Roma: Heed Hammarberg’s Call for Truth Commission for Roma

Source: Open Society Foundations

Heed Hammarberg’s Call for Truth Commission for Roma


April 23, 2012 | by Bernard Rorke

Thomas Hammarberg is the Council of Europe's outgoing commissioner for human rights. His last report before completing his mandate on March 31, 2012, was “Human Rights of Roma and Travellers in Europe.” In a recent article published in the European Voice he called for a Europe-wide truth commission as a necessary first step to tackle deep-rooted anti-Gypsyism, to increase public awareness "about the past mass atrocities against the Roma people."

He stated that the collective stigmatization Roma face today is such that many Roma see the authorities as a threat: "When required to register or to be fingerprinted they fear the worst. They see the similarities between much of today's anti-Roma rhetoric and the language used in the past in Europe by Nazis, fascists and other extremists." Hammarberg maintains that a full account and recognition of the crimes committed against the Roma might go some way to restoring the trust of Roma communities in society. The following is my response to Hammarberg's article; it also appeared in the European Voice.


Thomas Hammarberg’s impassioned call for Europe to recognize the atrocities committed against Roma contrasts sharply with the customary, carefully calibrated policy-speak we hear at the European level on Roma inclusion.

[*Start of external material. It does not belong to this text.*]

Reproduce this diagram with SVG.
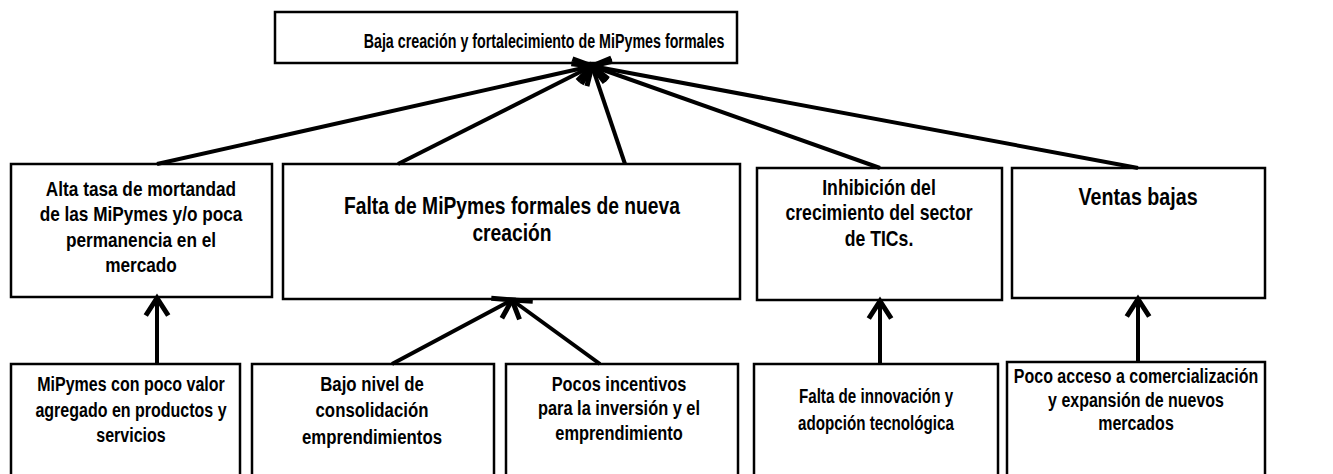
<svg xmlns="http://www.w3.org/2000/svg" width="1333" height="474" viewBox="0 0 1333 474">
<style>
.box{fill:#fff;stroke:#000;stroke-width:2.5}
.t{font-family:"Liberation Sans",Arial,sans-serif;font-weight:bold;fill:#000;text-anchor:middle}
.c{stroke:#000;stroke-width:4;fill:none}
</style>
<defs>
<marker id="ah" markerUnits="userSpaceOnUse" markerWidth="30" markerHeight="30" viewBox="-18 -12 22 24" refX="0" refY="0" orient="auto">
<path d="M-14,-9 L0,0 L-14,9" fill="none" stroke="#000" stroke-width="4"/>
</marker>
</defs>
<rect width="1333" height="474" fill="#fff"/>
<g id="top">
<rect class="box" x="275" y="12" width="462" height="51"/>
<text class="t" transform="translate(544,0) scale(0.68,1)" x="0" y="48.5" font-size="21">Baja creación y fortalecimiento de MiPymes formales</text>
</g>
<g id="m1">
<rect class="box" x="11" y="164" width="261" height="133"/>
<text class="t" transform="translate(141,0) scale(0.82,1)" font-size="21"><tspan x="0" y="196">Alta tasa de mortandad</tspan><tspan x="0" y="221">de las MiPymes y/o poca</tspan><tspan x="0" y="247">permanencia en el</tspan><tspan x="0" y="272">mercado</tspan></text>
</g>
<g id="m2">
<rect class="box" x="283" y="164" width="457" height="135"/>
<text class="t" transform="translate(512,0) scale(0.82,1)" font-size="23.5"><tspan x="0" y="214">Falta de MiPymes formales de nueva</tspan><tspan x="0" y="241">creación</tspan></text>
</g>
<g id="m3">
<rect class="box" x="757" y="168" width="245" height="132"/>
<text class="t" transform="translate(879,0) scale(0.82,1)" font-size="21.5"><tspan x="0" y="195">Inhibición del</tspan><tspan x="0" y="220">crecimiento del sector</tspan><tspan x="0" y="246">de TICs.</tspan></text>
</g>
<g id="m4">
<rect class="box" x="1012" y="168" width="253" height="130"/>
<text class="t" transform="translate(1138,0) scale(0.82,1)" x="0" y="205" font-size="24">Ventas bajas</text>
</g>
<g id="b1">
<rect class="box" x="11" y="364" width="229" height="120"/>
<text class="t" transform="translate(131,0) scale(0.8,1)" font-size="20"><tspan x="0" y="391">MiPymes con poco valor</tspan><tspan x="0" y="417">agregado en productos y</tspan><tspan x="0" y="442">servicios</tspan></text>
</g>
<g id="b2">
<rect class="box" x="252" y="364" width="242" height="120"/>
<text class="t" transform="translate(372,0) scale(0.82,1)" font-size="20.5"><tspan x="0" y="391">Bajo nivel de</tspan><tspan x="0" y="417">consolidación</tspan><tspan x="0" y="444">emprendimientos</tspan></text>
</g>
<g id="b3">
<rect class="box" x="506" y="364" width="232" height="120"/>
<text class="t" transform="translate(619,0) scale(0.82,1)" font-size="20"><tspan x="0" y="391">Pocos incentivos</tspan><tspan x="0" y="415">para la inversión y el</tspan><tspan x="0" y="440">emprendimiento</tspan></text>
</g>
<g id="b4">
<rect class="box" x="754" y="364" width="244" height="120"/>
<text class="t" transform="translate(876,0) scale(0.74,1)" font-size="20.5"><tspan x="0" y="403">Falta de innovación y</tspan><tspan x="0" y="430">adopción tecnológica</tspan></text>
</g>
<g id="b5">
<rect class="box" x="1007" y="362" width="258" height="120"/>
<text class="t" transform="translate(1136,0) scale(0.82,1)" font-size="19.5"><tspan x="0" y="383">Poco acceso a comercialización</tspan><tspan x="0" y="407">y expansión de nuevos</tspan><tspan x="0" y="430">mercados</tspan></text>
</g>
<g id="connectors">
<line class="c" x1="157" y1="164" x2="592" y2="66" marker-end="url(#ah)"/>
<line class="c" x1="398" y1="164" x2="592" y2="66" marker-end="url(#ah)"/>
<line class="c" x1="625" y1="164" x2="592" y2="66" marker-end="url(#ah)"/>
<line class="c" x1="880" y1="168" x2="592" y2="66" marker-end="url(#ah)"/>
<line class="c" x1="1138" y1="168" x2="592" y2="66" marker-end="url(#ah)"/>
<line class="c" x1="157" y1="364" x2="157" y2="298" marker-end="url(#ah)"/>
<line class="c" x1="392" y1="364" x2="512" y2="300" marker-end="url(#ah)"/>
<line class="c" x1="600" y1="364" x2="512" y2="300" marker-end="url(#ah)"/>
<line class="c" x1="880" y1="364" x2="880" y2="301" marker-end="url(#ah)"/>
<line class="c" x1="1138" y1="362" x2="1138" y2="299" marker-end="url(#ah)"/>
</g>
</svg>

He is emphatic that the roots of the problem lie with the attitudes of the majority.

Ignorance, indifference, and ambivalence towards Roma citizens create a vacuum where prejudice can and does thrive. Far-right successes at the ballot box have been followed by fire-bomb and bullet. Toxic hate speech has been taken by extremists as license to commit acts of often deadly violence against Roma.

Who remembered that March 22, the day the European Commission held its "extraordinary" Roma Platform meeting, marked the third anniversary of the murder of Jenő Kóka? The 54-year-old grandfather was gunned down by a neo-Nazi sniper as he left home for his night-shift in a nearby factory in Tiszalök, Hungary. He was the fifth fatality in a killing spree targeting Roma communities in 2008-9. The dead and the wounded included men, women and children.

European citizens need to be made aware that these and other acts of violence against Roma are, as Hammarberg puts it, “a continuation of a brutal and largely unknown history of repression.” For too long, the fate of the Roma who perished in the Holocaust has been relegated to the footnotes and margins of European history. For too long, anti-Roma prejudice has gone unchecked and unchallenged.

“Extraordinary” measures are needed to address this European scandal. A truth commission that gives full account of past atrocities that sheds light on the history of the Roma, a history inseparable from, though not reducible to victimization, could go some way to tackle the deep and rotten roots of anti-Gypsyism. Let us hope Hammarberg’s call does not fall on stony ground.